A Brief Primer on Data Science and What It Can Do for Your Business
With all of the data available on the internet, a new area of study emerged called data science, which is a spinoff of old business analytics but with a twist of machine learning. It’s not a new concept, but having a data science team that works with developers wasn’t common a decade ago. Now, a data science team is a beneficial part of a group of developers. It’s an expensive addition to your development team, so here is a brief explanation of the data science process and what data models can do for you.
What is Data Science?
A simple definition of data science is that it’s the study of analyzing information and predicting outcomes. The predictions are mainly made using machine learning, but just one model can take months of data extraction, cleanup, coding, and deployment.
Data science requires much larger reservoirs of data than a standard application using basic algorithms. You can’t use a few dozen stored records to analyze data accurately. You need millions of records to build and test a model. The first step for a data scientist to work with any organization is to gather and clean data. You’ve probably heard of “big data” and may even use the technology in your current applications. Big data is unstructured, but it’s perfect for data science.
Unstructured data technologies grab as many records as possible and store them in a database such as MongoDB. This data can be anything, but just as an example consider a website and each of its pages. A crawler finds pages on a website and stores its text, images, and links in an unstructured record. You can scrape an entire site and get its data without worrying about structuring the data as you crawl as long as you use a database that supports unstructured formats.
The next step is to clean the data, which is probably the most tedious part of data science. Most scientists clean the data and load it into a CSV file, which is a comma-delimited list of values. These files are easy to import either into another database or code, and any operating system supports them.

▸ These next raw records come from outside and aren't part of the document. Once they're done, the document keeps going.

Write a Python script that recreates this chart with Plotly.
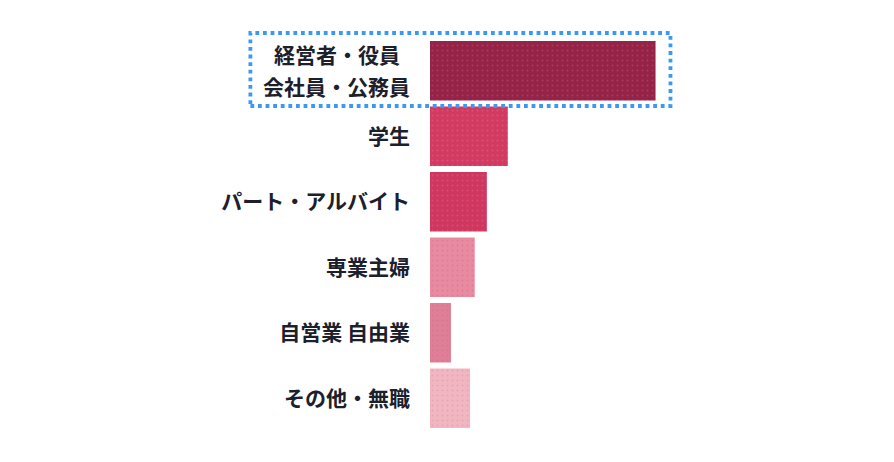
import plotly.graph_objects as go

# 職業別の割合 (%)
categories = ["経営者・役員 会社員・公務員", "学生", "パート・アルバイト", "専業主婦", "自営業 自由業", "その他・無職"]
tick_labels = ["", "学生", "パート・アルバイト", "専業主婦", "自営業 自由業", "その他・無職"]
top_label_lines = ["経営者・役員", "会社員・公務員"]
shares = [48.4, 16.7, 12.2, 9.6, 4.5, 8.6]
bar_colors = ["#962248", "#d23a62", "#cf3660", "#e98aa1", "#e07e98", "#f2b6c2"]

W, H = 894, 462
OFF = 8  # ページ余白の分
L, T = 430 - OFF, 38 - OFF
pw, ph = 233.5, 393
R, B = W - L - pw, H - T - ph

fig = go.Figure(go.Bar(
    y=categories, x=shares, orientation="h",
    marker=dict(color=bar_colors, line=dict(width=0),
                pattern=dict(shape=".", fgcolor="white", fgopacity=0.12, size=5, solidity=0.12)),
    hoverinfo="x+y",
))

# 1段目の2行ラベル (中央揃え)
for line, shift in zip(top_label_lines, [16.5, -15]):
    fig.add_annotation(xref="paper", x=0, xanchor="center", xshift=-93.5,
                       y=categories[0], yshift=shift, text=line, showarrow=False,
                       font=dict(size=21, weight=700, color="#1b202c"))

# 点線の枠 (ピクセル -> paper 座標)
def px2x(p): return (p - OFF - L) / pw
def px2y(p): return (H - B - (p - OFF)) / ph

fig.add_shape(type="rect", xref="paper", yref="paper",
              x0=px2x(250), x1=px2x(671), y0=px2y(106), y1=px2y(33),
              line=dict(color="#3b99f2", width=3.8, dash="dot"))

fig.update_layout(
    width=W, height=H,
    margin=dict(l=L, r=R, t=T, b=B),
    paper_bgcolor="white", plot_bgcolor="white",
    bargap=0.09, showlegend=False,
    font=dict(family="Noto Sans CJK JP", color="#1b202c"),
    xaxis=dict(range=[0, 50], visible=False),
    yaxis=dict(autorange="reversed", showgrid=False, zeroline=False, showline=False,
               ticks="", ticklabelstandoff=19,
               tickmode="array", tickvals=categories, ticktext=tick_labels,
               tickfont=dict(size=21, weight=700, color="#1b202c")),
)

fig.write_html("out.html")
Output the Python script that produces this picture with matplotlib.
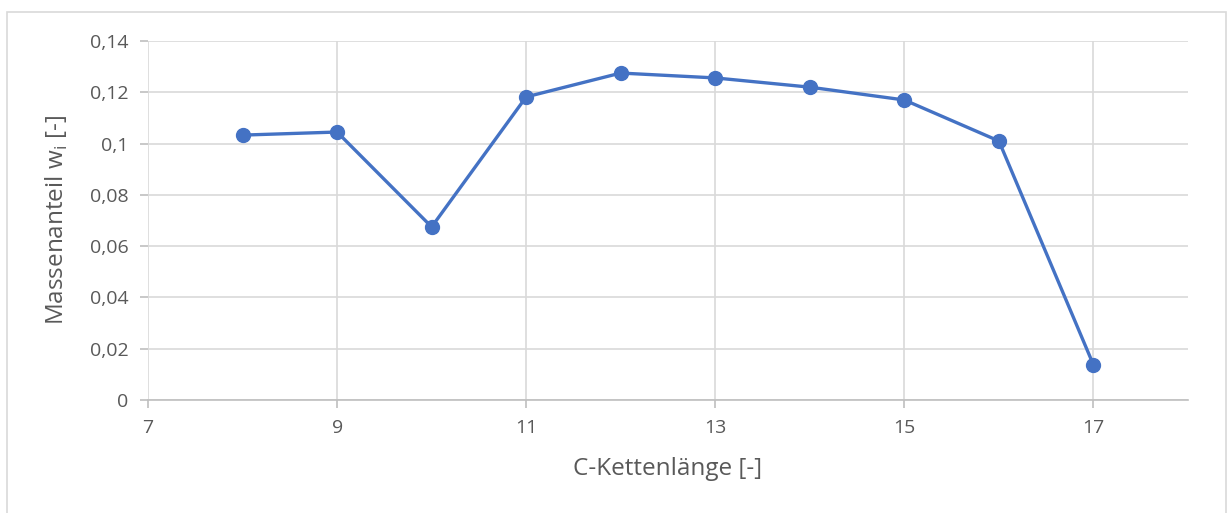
import matplotlib.pyplot as plt
from matplotlib.ticker import FuncFormatter, MultipleLocator, FixedLocator
from matplotlib.patches import Rectangle

# Data
chain_length = [8, 9, 10, 11, 12, 13, 14, 15, 16, 17]
mass_fraction = [0.1033, 0.1045, 0.0675, 0.1182, 0.1275, 0.1256, 0.1220, 0.1170, 0.1010, 0.0137]
x_ticks = [7, 9, 11, 13, 15, 17]

blue = '#4472C4'
grey_text = '#595959'
grid_col = '#D9D9D9'

plt.rcParams['font.family'] = ['Open Sans', 'DejaVu Sans']

fig = plt.figure(figsize=(12.29, 5.13), dpi=100)
ax = fig.add_axes([148 / 1229, 1 - 400 / 513, (1188 - 148) / 1229, (400 - 41) / 513])

# outer chart border like Excel
fig.patches.append(Rectangle((7 / 1229, -0.01), 1219 / 1229, 1 - 12 / 513 + 0.01,
                             transform=fig.transFigure, fill=False,
                             edgecolor='#D9D9D9', linewidth=1.2))

ax.plot(chain_length, mass_fraction, color=blue, linewidth=2.4,
        marker='o', markersize=10, markerfacecolor=blue, markeredgecolor=blue, zorder=3)

ax.set_xlim(7, 18)
ax.set_ylim(0, 0.14)
ax.xaxis.set_major_locator(FixedLocator(x_ticks))
ax.yaxis.set_major_locator(MultipleLocator(0.02))

def comma_fmt(v, pos):
    s = ('%.2f' % v).rstrip('0').rstrip('.')
    return s.replace('.', ',')

ax.yaxis.set_major_formatter(FuncFormatter(comma_fmt))
ax.xaxis.set_major_formatter(FuncFormatter(lambda v, p: '%d' % v))

ax.grid(True, color=grid_col, linewidth=1.2)
ax.set_axisbelow(True)
for side in ['top', 'right', 'left']:
    ax.spines[side].set_visible(False)
ax.spines['bottom'].set_color('#BFBFBF')
ax.spines['bottom'].set_linewidth(1.2)

ax.tick_params(axis='both', colors='#BFBFBF', labelcolor=grey_text, labelsize=14, length=6, width=1.2)
ax.tick_params(axis='y', pad=8)
ax.tick_params(axis='x', pad=8)

ax.set_xlabel('C-Kettenlänge [-]', fontsize=17.5, color=grey_text, labelpad=14)
ax.set_ylabel('Massenanteil w$_\\mathregular{i}$ [-]', fontsize=17.5, color=grey_text, labelpad=14)

fig.savefig('out.png', dpi=100)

After collecting the data, it’s time to figure out its functions. The data scientist first analyzes the data he has and asks a question. For instance, maybe you want to know what products are more likely to attract customers. You could take data from your e-commerce store and use previous customer orders to determine which products are most popular and which ones could be popular during the holidays to improve your sales and focus marketing efforts. Data science models could answer this question for you and make predictions using machine learning to contribute to improving your sales.
Building a Model
After the data scientist and the business determine the question to be answered, it’s time to build a model. A model is a unit of code that represents the “answer” to the question. The answer is usually represented in a graph to make it easier for the public to consume and understand the information. The visuals are typically a part of a library imported into the project, but the data scientist must ensure that the analysis that transforms data to a graph is accurate.
One of two main programming languages often is chosen to create the models. R is the language of math and statistics, so is the likely choice if your scientists have a mathematics educational background. More people understand Python, which is suitable for other development projects and is more popular among data scientists. Colleges teach Python, and because of its wide use within programming circles, you might find it easier to implement with a smaller learning curve.
The data scientist creates the model with the question in mind. Using the e-commerce example, here’s how it works: The data scientist would review the data and set it up as rows and columns to import into Python code, which then calculates and displays it as a graph. The graph can be any number of plots, charts, and even visualization tools such as Excel or PowerPoint. The visual output is used to present information to the business for them to sign off on the results. Once the analysis is shown to be accurate, the data scientist can move on to the next step, which is creating the model.
The foundation for the model is logistic code that takes the data stored in a CSV file and runs it through the data scientist’s algorithms. The algorithms could be open-source or custom made by the scientist. It’s not uncommon for a developer to also dive into the analytics to better understand what must be deployed.
Although every model is different, you can just think of them as a module of code that represents the answer to a question. The business asks the question, and the data scientist develops a solution in the form of a model.
Statistically, most models never even make it to the application. Developers are hesitant to deploy machine learning code into an application without fully understanding what the code does, but it’s necessary for the business to take advantage of each model.
A good example of a machine learning module and local applications is in the finance industry. When you go to a cashier and want credit at the department store, you give her some information about yourself without telling your life story. From just your social security number, name and birth date, an algorithm can decide whether or not to give you credit. These financial decisions are made using data science models.
The question that the model answers is: “Are you a trustworthy candidate for credit, and does your data history indicate that you will pay the money back?” You know that the response to a credit application is either yes or no. Data models written by data scientists make this decision, and they use machine learning to pick up on patterns within millions of records.
Integrating Data Science into Business Code
Building a new data team is costly, takes time, and there is a learning curve for your developers. The benefits far outweigh the disadvantages, and you can work with project managers and agencies to help get you started.
If you’ve thought of taking your business analytics to the next level, adding a data scientist to your current IT team is the way to go. Your developers will learn new skills, your business will make more money, and you can take advantage of the latest in code design and database storage technologies.